STRC’s Rapid Growth and Surging Trading Activity
STRC, a preferred stock offering launched only eight months ago, has become a stand-out instrument for Bitcoin-linked exposure in a short period. In the past week, STRC enabled Strategy to raise $1.18 billion. Almost immediately, those proceeds funded the purchase of 22,337 Bitcoin, a figure more than seven times higher than the total mined supply of 3,150 coins during that timeframe.
This pace of capital infusion and accumulation far exceeds the growth rate of comparable products in either equity or fixed income markets. Last week, weekly trading volume for STRC reached $2.2 billion, peaking at $740 million in one day—a rare occurrence even among high-profile income instruments. In contrast to the typically quiet markets for preferred equity, STRC has demonstrated demand more similar to rapidly growing digital assets.

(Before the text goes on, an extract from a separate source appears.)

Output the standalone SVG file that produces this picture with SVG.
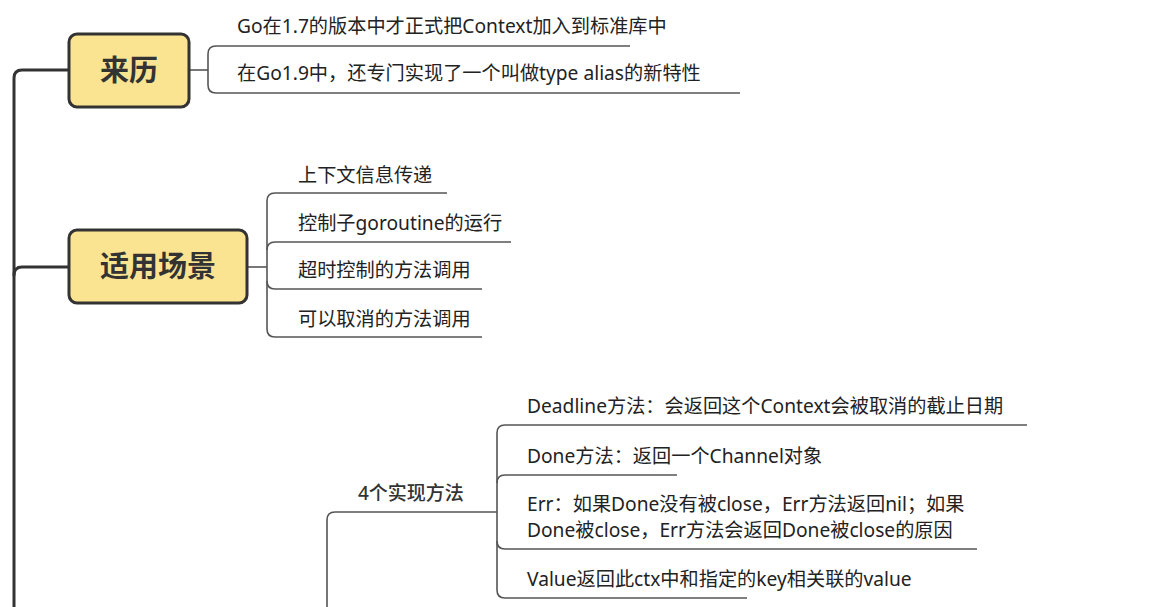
<svg xmlns="http://www.w3.org/2000/svg" width="1163" height="607" viewBox="0 0 1163 607">
<style>
.bg{fill:#ffffff}
.trunk{fill:none;stroke:#333333;stroke-width:3;stroke-linecap:round}
.br{fill:none;stroke:#555555;stroke-width:1.6}
.topic{fill:#FBE491;stroke:#333333;stroke-width:3}
.tt{font-family:"Noto Sans CJK SC","Noto Sans",sans-serif;font-size:29px;font-weight:bold;fill:#333333;text-anchor:middle}
.t{font-family:"Noto Sans","Noto Sans CJK SC",sans-serif;font-size:19.2px;fill:#222222}
.tb{font-family:"Noto Sans","Noto Sans CJK SC",sans-serif;font-size:19px;fill:#333333;font-weight:500}
</style>
<rect class="bg" x="0" y="0" width="1163" height="607"/>
<g id="connectors">
<path class="trunk" d="M14 620 V78 Q14 70 22 70 H69"/>
<path class="trunk" d="M14 275 Q14 267 22 267 H69"/>
<path class="br" d="M189 70 H208"/>
<path class="br" d="M630 46 H216 Q208 46 208 54 V85 Q208 93 216 93 H740"/>
<path class="br" d="M247 267 H267"/>
<path class="br" d="M447 193 H275 Q267 193 267 201 V329 Q267 337 275 337 H482"/>
<path class="br" d="M267 250 Q267 242 275 242 H511"/>
<path class="br" d="M267 281 Q267 289 275 289 H482"/>
<path class="br" d="M327 620 V520 Q327 512 335 512 H497"/>
<path class="br" d="M1027 425 H505 Q497 425 497 433 V590 Q497 598 505 598 H747"/>
<path class="br" d="M497 483 Q497 475 505 475 H677"/>
<path class="br" d="M497 541 Q497 549 505 549 H977"/>
</g>
<g id="node-laili">
<rect class="topic" x="69" y="34" width="120" height="73" rx="8"/>
<text class="tt" x="129" y="81">来历</text>
</g>
<g id="node-laili-1"><text class="t" x="237" y="33">Go在1.7的版本中才正式把Context加入到标准库中</text></g>
<g id="node-laili-2"><text class="t" x="237" y="80">在Go1.9中，还专门实现了一个叫做type alias的新特性</text></g>
<g id="node-changjing">
<rect class="topic" x="69" y="230" width="178" height="73" rx="8"/>
<text class="tt" x="158" y="277">适用场景</text>
</g>
<g id="node-cj-1"><text class="t" x="298" y="182">上下文信息传递</text></g>
<g id="node-cj-2"><text class="t" x="298" y="230">控制子goroutine的运行</text></g>
<g id="node-cj-3"><text class="t" x="298" y="277">超时控制的方法调用</text></g>
<g id="node-cj-4"><text class="t" x="298" y="326">可以取消的方法调用</text></g>
<g id="node-methods"><text class="tb" x="358" y="500">4个实现方法</text></g>
<g id="node-m-1"><text class="t" x="527" y="413">Deadline方法：会返回这个Context会被取消的截止日期</text></g>
<g id="node-m-2"><text class="t" x="527" y="463">Done方法：返回一个Channel对象</text></g>
<g id="node-m-3"><text class="t" x="527" y="511">Err：如果Done没有被close，Err方法返回nil；如果</text><text class="t" x="527" y="537">Done被close，Err方法会返回Done被close的原因</text></g>
<g id="node-m-4"><text class="t" x="527" y="586">Value返回此ctx中和指定的key相关联的value</text></g>
</svg>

The Dividend Structure and Bitcoin Backing
STRC provides investors with an 11.5% fixed dividend, which remains well-supported by over $2 billion in cash reserves and $55 billion in Bitcoin held by Strategy. Each investment in STRC directly results in a proportional Bitcoin acquisition by the firm. This design gives holders a rare combination of steady yield and direct exposure to cryptocurrency performance.

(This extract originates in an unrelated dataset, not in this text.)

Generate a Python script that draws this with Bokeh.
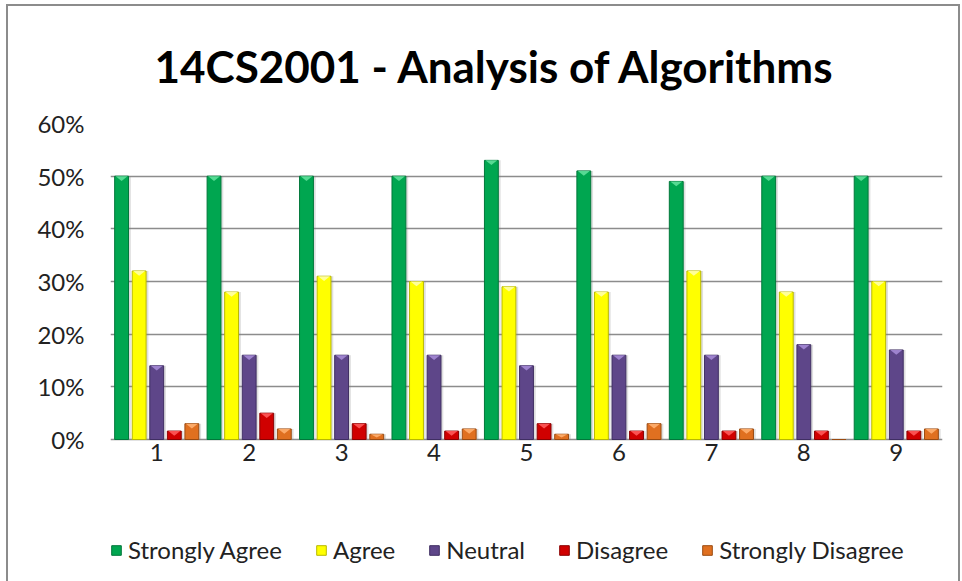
from bokeh.plotting import figure
from bokeh.models import Range1d, FixedTicker, NumeralTickFormatter, Legend, LegendItem, ColumnDataSource
from bokeh.core.properties import value
from bokeh.embed import file_html
from bokeh.resources import INLINE

categories = ["1", "2", "3", "4", "5", "6", "7", "8", "9"]
series_names = ["Strongly Agree", "Agree", "Neutral", "Disagree", "Strongly Disagree"]
strongly_agree = [0.50, 0.50, 0.50, 0.50, 0.53, 0.51, 0.49, 0.50, 0.50]
agree = [0.32, 0.28, 0.31, 0.30, 0.29, 0.28, 0.32, 0.28, 0.30]
neutral = [0.14, 0.16, 0.16, 0.16, 0.14, 0.16, 0.16, 0.18, 0.17]
disagree = [0.016, 0.05, 0.03, 0.016, 0.03, 0.016, 0.016, 0.016, 0.016]
strongly_disagree = [0.03, 0.02, 0.01, 0.02, 0.01, 0.03, 0.02, 0.0, 0.02]
y_ticks = [0.0, 0.1, 0.2, 0.3, 0.4, 0.5, 0.6]

series = [strongly_agree, agree, neutral, disagree, strongly_disagree]
fills = ["#00a650", "#ffff00", "#5e4689", "#d00000", "#e07020"]
edges = ["#00773a", "#b8b800", "#3f2e62", "#8a0000", "#9a4a10"]
bevels = ["#5fe09a", "#ffffa8", "#a58ad6", "#ff5a5a", "#ffb070"]
offsets = [-0.38, -0.19, 0.0, 0.19, 0.38]
bar_w = 0.15
FONT = "Lato"
LBL = "24px"

# The plotting frame runs down to the bottom of the chart box, so that the
# category labels and the legend can live inside it (0% sits 147px above it).
FRAME_H = 463
PX_PER_UNIT = 316 / 0.6
y_bottom = -147 / PX_PER_UNIT

p = figure(frame_width=832, frame_height=FRAME_H, output_backend="svg", toolbar_location=None,
           x_range=Range1d(0.5, 9.5), y_range=Range1d(y_bottom, 0.6),
           x_axis_location=None,
           min_border_left=102, min_border_right=16, min_border_top=112,
           min_border_bottom=0)
p.styles = {"margin-left": "8px", "margin-top": "6px", "outline": "2px solid #8c8c8c"}

p.title.text = "14CS2001 - Analysis of Algorithms"
p.title.align = "left"
p.title.offset = 44
p.title.text_font = FONT
p.title.text_font_style = "bold"
p.title.text_font_size = "44px"
p.title.text_color = "#000000"
p.title.standoff = 63

p.outline_line_color = None
p.xgrid.grid_line_color = None
p.ygrid.grid_line_color = "#8c8c8c"
p.ygrid.grid_line_width = 1.5
p.ygrid.ticker = FixedTicker(ticks=y_ticks)

p.yaxis.ticker = FixedTicker(ticks=y_ticks)
p.yaxis.formatter = NumeralTickFormatter(format="0%")
p.yaxis.axis_line_color = None
p.yaxis.major_tick_line_color = None
p.yaxis.minor_tick_line_color = None
p.yaxis.major_label_standoff = 20
p.yaxis.major_label_text_font = FONT
p.yaxis.major_label_text_font_size = LBL
p.yaxis.major_label_text_color = "#222222"

xs = list(range(1, len(categories) + 1))

items = []
bevel_depth = 0.009
for name, vals, fc, ec, bc, off in zip(series_names, series, fills, edges, bevels, offsets):
    xpos = [x + off for x in xs]
    # soft shadow to the right of each bar
    p.vbar(x=[x + 0.025 for x in xpos], top=vals, bottom=0, width=bar_w,
           fill_color="#7f7f7f", fill_alpha=0.25, line_color=None)
    src = ColumnDataSource(dict(x=xpos, top=vals))
    r = p.vbar(x="x", top="top", bottom=0, width=bar_w, source=src,
               fill_color=fc, line_color=ec, line_width=1)
    # bevel triangle at the top of each bar (derived from the data)
    px, py = [], []
    for xv, v in zip(xpos, vals):
        if v <= 0:
            continue
        px.append([xv - bar_w / 2 + 0.01, xv + bar_w / 2 - 0.01, xv])
        py.append([v, v, v - min(bevel_depth, v * 0.6)])
    if px:
        p.patches(px, py, fill_color=bc, line_color=None, fill_alpha=0.9)
    items.append(LegendItem(label=name, renderers=[r]))

# category labels under the 0% baseline
p.text(x=xs, y=[0] * len(xs), text=categories, text_align="center",
       text_baseline="middle", y_offset=13, text_font=value(FONT),
       text_font_size=LBL, text_color="#222222")

legend = Legend(items=items, orientation="horizontal", location=(0, 22),
                label_text_font=FONT, label_text_font_size=LBL,
                label_text_color="#222222", glyph_width=12, glyph_height=12,
                label_standoff=6, spacing=33, border_line_color=None,
                background_fill_alpha=0, margin=0, padding=4)
p.add_layout(legend, "center")

open("out.html", "w").write(file_html(p, INLINE))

This rare fixed-income and crypto hybrid structure has not previously existed in the broader financial ecosystem. Institutional investors typically favor predictable returns, so STRC’s blend of yield and digital asset linkages stands out within a category that rarely sees such volume or interest.
Commenting on the ongoing accumulation, analyst Rob Wallace characterized STRC as a powerful vehicle for Bitcoin acquisition and described how it permanently removes a significant number of coins from future circulation.

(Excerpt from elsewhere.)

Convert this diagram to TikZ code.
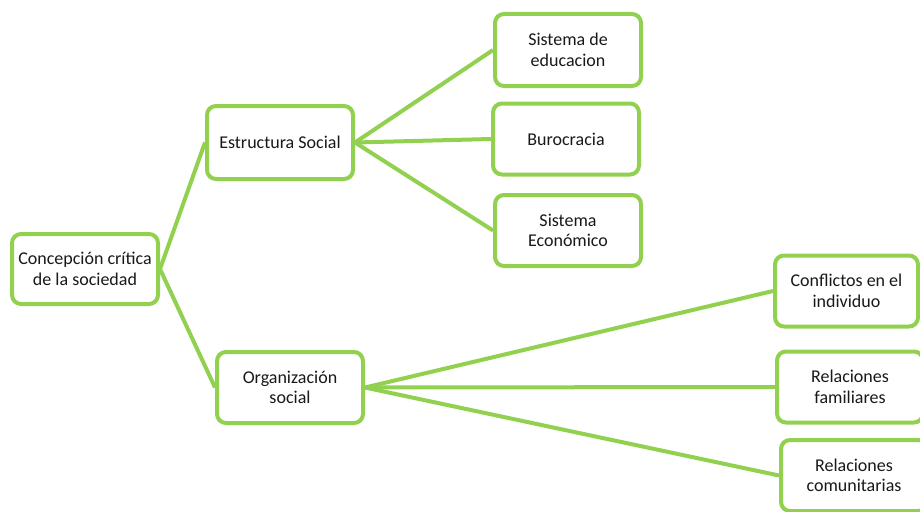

Rob Wallace noted that, “This week, Strategy bought 22,337 Bitcoin. Miners produced 3,150. That means Michael Saylor bought more than seven times the weekly mined supply in a bear market. STRC is becoming the Bitcoin accumulation machine Saylor has always dreamed of.”
During the past two weeks, STRC has brought in a combined $1.557 billion, with a trajectory that, if sustained, could raise another $16 billion by year’s end. Such an inflow would expand Strategy’s Bitcoin holdings by nearly 30% without diluting the value for current holders of its common shares.
Strategy’s current daily Bitcoin acquisition rate stands at 2.66 times the output of global mining activity, intensifying the ongoing reduction of available coins in the open market. This trend is regarded as a significant driver in shaping Bitcoin’s long-term pricing dynamics, especially as supply continues to tighten.
Some critics allege that the growth model behind STRC is unsustainable, likening it to earlier skepticism seen around Bitcoin’s rapid price appreciation. However, Strategy’s model stands apart due to its preference share structure, substantial backing in Bitcoin and cash, and the avoidance of dilution for common shareholders—a combination that appears to contribute to its current success.